ModelEstimated CAD Price
Tiggo 7 PHEV$38,000-$43,000
Tiggo 8 Pro$42,000-$48,000

These estimates factor in the current import tariff, shipping, and homologation costs. If tariffs on Chinese-manufactured vehicles increase — which remains a possibility given ongoing trade policy discussions — prices could move upward.

The competitive picture looks strong. A Hyundai Tucson PHEV starts around $42,000 CAD and a Kia Sportage PHEV is in the same neighbourhood. If Chery undercuts those by even $3,000-$5,000 while offering comparable features, they'll have a genuine value argument.

Who Is the Chery Tiggo For?

Great fit:

  • Families who want electric daily driving but aren't ready to give up gas backup
  • Rural and suburban Canadians with limited access to public charging
  • Buyers who regularly drive long distances between cities or to remote destinations
  • Anyone who wants to reduce fuel costs without dealing with range anxiety
  • Cottage and cabin owners who need reliable winter range

Not the best fit:

  • Buyers who want a fully electric, zero-emissions vehicle (look at the Chery Omoda E5)
  • Performance enthusiasts seeking sports-car acceleration
  • Buyers who already have reliable home charging and rarely drive beyond 300 km in a day
  • Anyone who needs AWD immediately (initial Tiggo variants may be FWD-only)

Pros and Cons

Pros

  • ~80 km electric range covers most daily commutes on battery alone
  • 900+ km total range eliminates range anxiety completely
  • Gas engine provides cabin heat in winter without draining the battery
  • Competitive pricing against established Korean PHEV competitors
  • Tiggo 8 Pro offers rare third-row option in the PHEV segment
  • Practical SUV format matches what Canadians actually buy
  • Chery's 5-star Euro NCAP safety record on recent models
  • Level 2 charging means no reliance on DC fast-charging infrastructure

Cons

  • Not a full EV — still burns gasoline on longer trips
  • No established Canadian dealer or service network yet
  • Brand recognition in Canada is essentially zero
  • FWD-only at launch may disappoint Canadian buyers who want AWD
  • Resale value is a complete unknown in this market
  • Some interior controls buried in the touchscreen
  • Import tariff uncertainty could affect final pricing

The Verdict

Here's where I land on the Chery Tiggo: it's the pragmatic choice. Not the exciting one. Not the headline-grabbing one. The sensible one.

Canada is a country where a lot of people want to drive electric but can't — or won't — because of legitimate concerns about winter range, charging infrastructure, and the realities of long-distance driving. PHEVs bridge that gap. They let you drive electric most of the time while keeping a gas safety net for the situations where you need it.

If I were advising a friend who lives outside a major city, drives 30 km to work, and takes the family to a cottage every other weekend, I'd tell them to seriously look at the Tiggo 7 PHEV. It's going to cover their commute on electricity, save them real money on fuel, and never leave them stranded at a charging station in -25 C.

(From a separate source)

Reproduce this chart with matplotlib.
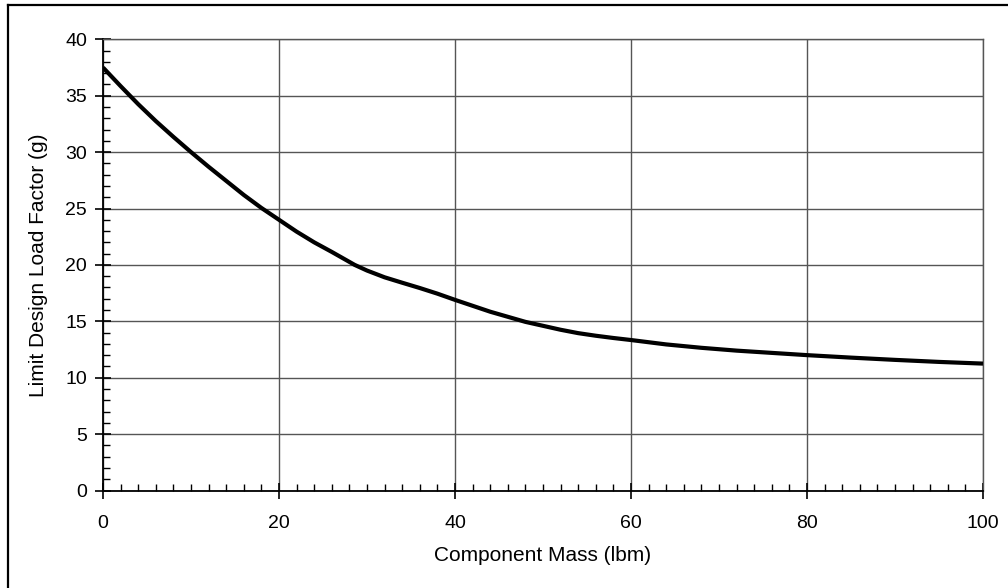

The Tiggo 8 Pro makes a similar case for larger families who need more space and occasionally more seats. At its estimated price, it could undercut the Kia Sorento PHEV while delivering comparable utility.

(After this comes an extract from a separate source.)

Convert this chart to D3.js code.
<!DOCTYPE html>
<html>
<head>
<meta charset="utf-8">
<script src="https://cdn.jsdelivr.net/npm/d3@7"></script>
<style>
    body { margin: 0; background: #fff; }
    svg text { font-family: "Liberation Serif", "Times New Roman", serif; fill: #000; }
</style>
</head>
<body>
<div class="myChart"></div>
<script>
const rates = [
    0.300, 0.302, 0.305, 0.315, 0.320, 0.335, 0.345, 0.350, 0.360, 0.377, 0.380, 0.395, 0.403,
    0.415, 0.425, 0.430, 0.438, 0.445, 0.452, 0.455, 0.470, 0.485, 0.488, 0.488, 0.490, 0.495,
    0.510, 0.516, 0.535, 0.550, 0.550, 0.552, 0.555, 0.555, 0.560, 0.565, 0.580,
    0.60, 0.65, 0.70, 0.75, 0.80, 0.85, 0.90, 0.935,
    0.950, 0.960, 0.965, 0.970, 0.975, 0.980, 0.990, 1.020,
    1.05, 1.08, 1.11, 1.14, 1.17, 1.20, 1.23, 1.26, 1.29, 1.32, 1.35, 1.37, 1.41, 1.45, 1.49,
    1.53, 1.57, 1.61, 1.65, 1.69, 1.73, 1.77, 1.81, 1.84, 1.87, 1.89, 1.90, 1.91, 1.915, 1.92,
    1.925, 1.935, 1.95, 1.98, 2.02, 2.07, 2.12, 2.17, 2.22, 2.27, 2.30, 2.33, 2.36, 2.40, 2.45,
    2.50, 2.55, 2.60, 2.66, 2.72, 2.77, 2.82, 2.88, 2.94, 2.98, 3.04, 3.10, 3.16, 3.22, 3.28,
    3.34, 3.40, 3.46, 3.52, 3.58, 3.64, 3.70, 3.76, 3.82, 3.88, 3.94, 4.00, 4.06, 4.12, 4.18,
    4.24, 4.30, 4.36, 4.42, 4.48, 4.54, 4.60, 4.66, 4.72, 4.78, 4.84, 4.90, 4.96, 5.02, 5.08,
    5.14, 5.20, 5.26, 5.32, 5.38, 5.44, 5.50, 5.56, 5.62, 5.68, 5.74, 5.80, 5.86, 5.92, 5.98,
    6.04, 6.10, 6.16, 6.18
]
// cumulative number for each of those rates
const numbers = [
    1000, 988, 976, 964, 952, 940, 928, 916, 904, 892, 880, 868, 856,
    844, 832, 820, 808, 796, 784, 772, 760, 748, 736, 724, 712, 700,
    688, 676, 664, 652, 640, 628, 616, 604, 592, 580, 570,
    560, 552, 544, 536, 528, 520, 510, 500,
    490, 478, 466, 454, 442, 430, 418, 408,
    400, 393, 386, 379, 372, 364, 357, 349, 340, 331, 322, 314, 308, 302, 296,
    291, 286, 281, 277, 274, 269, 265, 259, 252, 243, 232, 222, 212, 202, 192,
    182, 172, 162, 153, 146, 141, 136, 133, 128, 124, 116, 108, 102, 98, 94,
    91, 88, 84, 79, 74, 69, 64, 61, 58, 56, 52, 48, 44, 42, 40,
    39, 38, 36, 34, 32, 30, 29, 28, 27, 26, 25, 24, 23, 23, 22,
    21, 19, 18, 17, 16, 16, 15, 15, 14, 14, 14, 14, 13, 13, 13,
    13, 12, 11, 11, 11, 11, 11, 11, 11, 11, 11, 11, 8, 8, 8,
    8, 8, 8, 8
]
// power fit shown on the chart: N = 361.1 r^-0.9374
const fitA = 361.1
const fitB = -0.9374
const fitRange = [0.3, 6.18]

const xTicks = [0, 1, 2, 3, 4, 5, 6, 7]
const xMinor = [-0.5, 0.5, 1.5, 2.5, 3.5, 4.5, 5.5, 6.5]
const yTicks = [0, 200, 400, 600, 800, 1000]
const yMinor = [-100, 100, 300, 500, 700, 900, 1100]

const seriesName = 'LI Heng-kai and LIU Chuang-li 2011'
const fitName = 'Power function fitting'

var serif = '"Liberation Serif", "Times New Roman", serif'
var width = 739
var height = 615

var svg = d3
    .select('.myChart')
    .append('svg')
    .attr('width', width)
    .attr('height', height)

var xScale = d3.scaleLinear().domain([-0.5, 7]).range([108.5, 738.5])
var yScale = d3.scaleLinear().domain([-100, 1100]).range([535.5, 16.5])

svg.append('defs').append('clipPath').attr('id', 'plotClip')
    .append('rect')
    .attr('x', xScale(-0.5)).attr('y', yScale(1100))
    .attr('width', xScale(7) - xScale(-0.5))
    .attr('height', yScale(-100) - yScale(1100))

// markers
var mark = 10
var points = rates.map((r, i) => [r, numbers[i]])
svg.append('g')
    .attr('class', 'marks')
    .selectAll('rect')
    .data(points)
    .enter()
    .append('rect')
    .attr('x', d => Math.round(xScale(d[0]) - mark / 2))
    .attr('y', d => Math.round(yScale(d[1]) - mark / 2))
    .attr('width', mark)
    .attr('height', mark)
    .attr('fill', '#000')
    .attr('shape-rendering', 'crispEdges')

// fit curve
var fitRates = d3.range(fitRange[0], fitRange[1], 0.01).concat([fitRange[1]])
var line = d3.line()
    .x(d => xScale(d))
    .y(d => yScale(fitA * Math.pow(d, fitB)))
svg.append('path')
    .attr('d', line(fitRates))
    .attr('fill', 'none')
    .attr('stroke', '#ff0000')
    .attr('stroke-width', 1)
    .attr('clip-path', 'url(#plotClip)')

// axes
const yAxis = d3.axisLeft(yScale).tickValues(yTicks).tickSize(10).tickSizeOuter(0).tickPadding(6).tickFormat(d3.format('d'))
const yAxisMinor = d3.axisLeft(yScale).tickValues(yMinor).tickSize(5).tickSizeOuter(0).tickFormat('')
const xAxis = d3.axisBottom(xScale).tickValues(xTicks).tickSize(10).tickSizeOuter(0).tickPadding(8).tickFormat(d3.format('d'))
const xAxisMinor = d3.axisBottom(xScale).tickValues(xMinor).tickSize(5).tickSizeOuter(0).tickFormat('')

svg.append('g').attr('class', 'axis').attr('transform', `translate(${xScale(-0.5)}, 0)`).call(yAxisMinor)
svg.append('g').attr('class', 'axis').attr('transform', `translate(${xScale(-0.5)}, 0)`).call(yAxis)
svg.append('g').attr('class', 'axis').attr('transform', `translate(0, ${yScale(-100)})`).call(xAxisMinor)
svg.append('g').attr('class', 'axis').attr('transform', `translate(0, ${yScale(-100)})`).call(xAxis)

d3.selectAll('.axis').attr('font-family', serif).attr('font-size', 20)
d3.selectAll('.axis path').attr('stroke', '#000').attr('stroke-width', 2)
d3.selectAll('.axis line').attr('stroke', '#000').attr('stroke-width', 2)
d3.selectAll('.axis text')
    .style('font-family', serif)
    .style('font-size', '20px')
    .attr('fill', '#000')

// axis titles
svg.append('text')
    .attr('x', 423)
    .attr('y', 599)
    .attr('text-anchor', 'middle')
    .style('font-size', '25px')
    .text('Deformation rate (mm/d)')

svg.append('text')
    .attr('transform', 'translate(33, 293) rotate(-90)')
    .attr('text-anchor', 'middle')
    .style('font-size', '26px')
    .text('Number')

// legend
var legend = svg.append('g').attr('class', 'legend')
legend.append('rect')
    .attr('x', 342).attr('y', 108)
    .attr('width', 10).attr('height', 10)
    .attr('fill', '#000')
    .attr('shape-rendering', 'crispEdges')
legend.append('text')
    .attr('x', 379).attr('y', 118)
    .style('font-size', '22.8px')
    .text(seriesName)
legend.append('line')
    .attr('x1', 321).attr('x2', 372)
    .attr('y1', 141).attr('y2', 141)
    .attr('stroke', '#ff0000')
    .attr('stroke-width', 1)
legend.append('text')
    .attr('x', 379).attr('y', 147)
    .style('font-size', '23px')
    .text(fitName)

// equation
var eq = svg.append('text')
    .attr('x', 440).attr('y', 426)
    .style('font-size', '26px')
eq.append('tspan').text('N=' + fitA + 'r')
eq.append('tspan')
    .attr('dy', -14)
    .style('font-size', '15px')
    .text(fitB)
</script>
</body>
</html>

The unknowns are real — Chery's Canadian service network, long-term reliability data, and resale value are all question marks. But the product itself, based on global market evidence and the strength of Chery's export track record, is solid.

PHEVs might not be the future. But for right now, in this country, they make a lot of sense. And the Chery Tiggo is one of the most compelling ways to buy one.